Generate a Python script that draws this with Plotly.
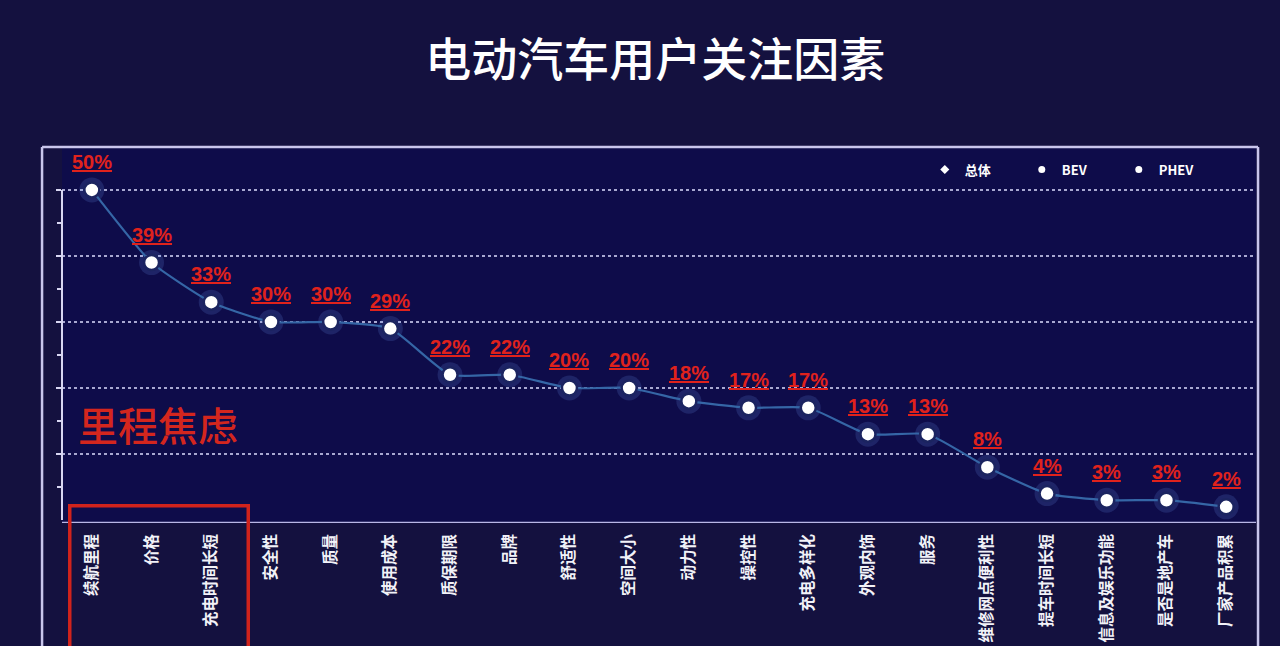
import plotly.graph_objects as go

categories = ["续航里程", "价格", "充电时间长短", "安全性", "质量", "使用成本", "质保期限",
              "品牌", "舒适性", "空间大小", "动力性", "操控性", "充电多样化", "外观内饰",
              "服务", "维修网点便利性", "提车时间长短", "信息及娱乐功能", "是否是地产车", "厂家产品积累"]
values = [50, 39, 33, 30, 30, 29, 22, 22, 20, 20, 18, 17, 17, 13, 13, 8, 4, 3, 3, 2]
legend_names = ["总体", "BEV", "PHEV"]
title_text = "电动汽车用户关注因素"
highlight_text = "里程焦虑"

CJK = "Noto Sans CJK SC"
RED = "#e0221c"

fig = go.Figure()

# glow behind markers
fig.add_trace(go.Scatter(
    x=categories, y=values, mode="markers",
    marker=dict(size=25, color="rgba(120,160,255,0.16)", line=dict(width=0)),
    hoverinfo="skip", showlegend=False))

fig.add_trace(go.Scatter(
    x=categories, y=values, mode="lines+markers", name="总体",
    line=dict(color="#3566a6", width=2.2, shape="spline", smoothing=0.5),
    marker=dict(size=15, color="#ffffff", line=dict(color="#1b2460", width=2.5)),
    showlegend=False))

for i, nm in enumerate(legend_names):
    fig.add_trace(go.Scatter(
        x=[None], y=[None], mode="markers", name=nm,
        marker=dict(size=7, color="white", symbol="diamond" if i == 0 else "circle"),
        showlegend=True))

annotations = []
for c, v in zip(categories, values):
    annotations.append(dict(
        x=c, y=v, xref="x", yref="y", text=f"<b><u>{v}%</u></b>",
        showarrow=False, yshift=28,
        font=dict(family="Liberation Sans, Arial", size=20, color=RED)))

annotations.append(dict(
    x=0.012, xref="paper", y=14.6, yref="y", text=highlight_text,
    xanchor="left", yanchor="middle", showarrow=False,
    font=dict(family=CJK, size=40, color="#d4261e", weight=500)))

shapes = [
    # outer frame
    dict(type="line", xref="paper", yref="paper", x0=-0.0167, x1=1.0017, y0=1, y1=1,
         line=dict(color="#c9c6ec", width=2.5)),
    dict(type="line", xref="paper", yref="paper", x0=-0.0167, x1=-0.0167, y0=1, y1=-0.4,
         line=dict(color="#c9c6ec", width=2.5)),
    dict(type="line", xref="paper", yref="paper", x0=1.0017, x1=1.0017, y0=1, y1=-0.4,
         line=dict(color="#c9c6ec", width=2.5)),
    # y axis line
    dict(type="line", xref="paper", yref="y", x0=0.0, x1=0.0, y0=0, y1=50,
         line=dict(color="#d8d6f2", width=2)),
    # bottom axis line
    dict(type="line", xref="paper", yref="y", x0=0.0, x1=1.0, y0=-0.45, y1=-0.45,
         line=dict(color="#b9b7e6", width=2.5)),
    # red highlight box
    dict(type="rect", xref="x", yref="paper", x0=-0.37, x1=2.62, y0=0.046, y1=-0.5,
         line=dict(color="#d0231c", width=3.5), fillcolor="rgba(0,0,0,0)"),
]

fig.update_layout(
    width=1280, height=646,
    margin=dict(l=62, r=24, t=147, b=123),
    paper_bgcolor="#14113f",
    plot_bgcolor="#0e0c4a",
    title=dict(text=title_text, x=0.512, xanchor="center", y=0.907, yanchor="middle",
               font=dict(family=CJK, size=46, color="white", weight=500)),
    showlegend=True,
    legend=dict(orientation="h", x=0.7226, xanchor="left", y=0.94, yanchor="middle",
                bgcolor="rgba(0,0,0,0)", entrywidth=52, entrywidthmode="pixels",
                itemwidth=30,
                font=dict(family=CJK, size=13, color="white", weight="bold")),
    annotations=annotations,
    shapes=shapes,
    xaxis=dict(type="category", categoryorder="array", categoryarray=categories,
               range=[-0.5, len(categories) - 0.5],
               showgrid=False, zeroline=False, showline=False,
               tickangle=-90, ticks="", ticklabelstandoff=7,
               tickfont=dict(family=CJK, size=15.5, color="#f2f2f8", weight="bold"),
               automargin=False),
    yaxis=dict(range=[-0.45, 56.5], showticklabels=False, zeroline=False, showline=False,
               tickvals=[10, 20, 30, 40, 50], showgrid=True,
               gridcolor="rgba(220,220,255,0.75)", griddash="dot", gridwidth=1.5,
               ticks="outside", ticklen=5, tickwidth=2, tickcolor="#d8d6f2",
               minor=dict(tickvals=[5, 15, 25, 35, 45], ticks="outside", ticklen=4,
                          tickwidth=2, tickcolor="#d8d6f2", showgrid=False),
               automargin=False),
)

fig.write_html("out.html")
# # # # #
Written instruction → Give every line back word for word and leave the pictures out.

Reply →
Generate a Python script that draws this with Plotly.
import plotly.graph_objects as go

categories = ["续航里程", "价格", "充电时间长短", "安全性", "质量", "使用成本", "质保期限",
              "品牌", "舒适性", "空间大小", "动力性", "操控性", "充电多样化", "外观内饰",
              "服务", "维修网点便利性", "提车时间长短", "信息及娱乐功能", "是否是地产车", "厂家产品积累"]
values = [50, 39, 33, 30, 30, 29, 22, 22, 20, 20, 18, 17, 17, 13, 13, 8, 4, 3, 3, 2]
legend_names = ["总体", "BEV", "PHEV"]
title_text = "电动汽车用户关注因素"
highlight_text = "里程焦虑"

CJK = "Noto Sans CJK SC"
RED = "#e0221c"

fig = go.Figure()

# glow behind markers
fig.add_trace(go.Scatter(
    x=categories, y=values, mode="markers",
    marker=dict(size=25, color="rgba(120,160,255,0.16)", line=dict(width=0)),
    hoverinfo="skip", showlegend=False))

fig.add_trace(go.Scatter(
    x=categories, y=values, mode="lines+markers", name="总体",
    line=dict(color="#3566a6", width=2.2, shape="spline", smoothing=0.5),
    marker=dict(size=15, color="#ffffff", line=dict(color="#1b2460", width=2.5)),
    showlegend=False))

for i, nm in enumerate(legend_names):
    fig.add_trace(go.Scatter(
        x=[None], y=[None], mode="markers", name=nm,
        marker=dict(size=7, color="white", symbol="diamond" if i == 0 else "circle"),
        showlegend=True))

annotations = []
for c, v in zip(categories, values):
    annotations.append(dict(
        x=c, y=v, xref="x", yref="y", text=f"<b><u>{v}%</u></b>",
        showarrow=False, yshift=28,
        font=dict(family="Liberation Sans, Arial", size=20, color=RED)))

annotations.append(dict(
    x=0.012, xref="paper", y=14.6, yref="y", text=highlight_text,
    xanchor="left", yanchor="middle", showarrow=False,
    font=dict(family=CJK, size=40, color="#d4261e", weight=500)))

shapes = [
    # outer frame
    dict(type="line", xref="paper", yref="paper", x0=-0.0167, x1=1.0017, y0=1, y1=1,
         line=dict(color="#c9c6ec", width=2.5)),
    dict(type="line", xref="paper", yref="paper", x0=-0.0167, x1=-0.0167, y0=1, y1=-0.4,
         line=dict(color="#c9c6ec", width=2.5)),
    dict(type="line", xref="paper", yref="paper", x0=1.0017, x1=1.0017, y0=1, y1=-0.4,
         line=dict(color="#c9c6ec", width=2.5)),
    # y axis line
    dict(type="line", xref="paper", yref="y", x0=0.0, x1=0.0, y0=0, y1=50,
         line=dict(color="#d8d6f2", width=2)),
    # bottom axis line
    dict(type="line", xref="paper", yref="y", x0=0.0, x1=1.0, y0=-0.45, y1=-0.45,
         line=dict(color="#b9b7e6", width=2.5)),
    # red highlight box
    dict(type="rect", xref="x", yref="paper", x0=-0.37, x1=2.62, y0=0.046, y1=-0.5,
         line=dict(color="#d0231c", width=3.5), fillcolor="rgba(0,0,0,0)"),
]

fig.update_layout(
    width=1280, height=646,
    margin=dict(l=62, r=24, t=147, b=123),
    paper_bgcolor="#14113f",
    plot_bgcolor="#0e0c4a",
    title=dict(text=title_text, x=0.512, xanchor="center", y=0.907, yanchor="middle",
               font=dict(family=CJK, size=46, color="white", weight=500)),
    showlegend=True,
    legend=dict(orientation="h", x=0.7226, xanchor="left", y=0.94, yanchor="middle",
                bgcolor="rgba(0,0,0,0)", entrywidth=52, entrywidthmode="pixels",
                itemwidth=30,
                font=dict(family=CJK, size=13, color="white", weight="bold")),
    annotations=annotations,
    shapes=shapes,
    xaxis=dict(type="category", categoryorder="array", categoryarray=categories,
               range=[-0.5, len(categories) - 0.5],
               showgrid=False, zeroline=False, showline=False,
               tickangle=-90, ticks="", ticklabelstandoff=7,
               tickfont=dict(family=CJK, size=15.5, color="#f2f2f8", weight="bold"),
               automargin=False),
    yaxis=dict(range=[-0.45, 56.5], showticklabels=False, zeroline=False, showline=False,
               tickvals=[10, 20, 30, 40, 50], showgrid=True,
               gridcolor="rgba(220,220,255,0.75)", griddash="dot", gridwidth=1.5,
               ticks="outside", ticklen=5, tickwidth=2, tickcolor="#d8d6f2",
               minor=dict(tickvals=[5, 15, 25, 35, 45], ticks="outside", ticklen=4,
                          tickwidth=2, tickcolor="#d8d6f2", showgrid=False),
               automargin=False),
)

fig.write_html("out.html")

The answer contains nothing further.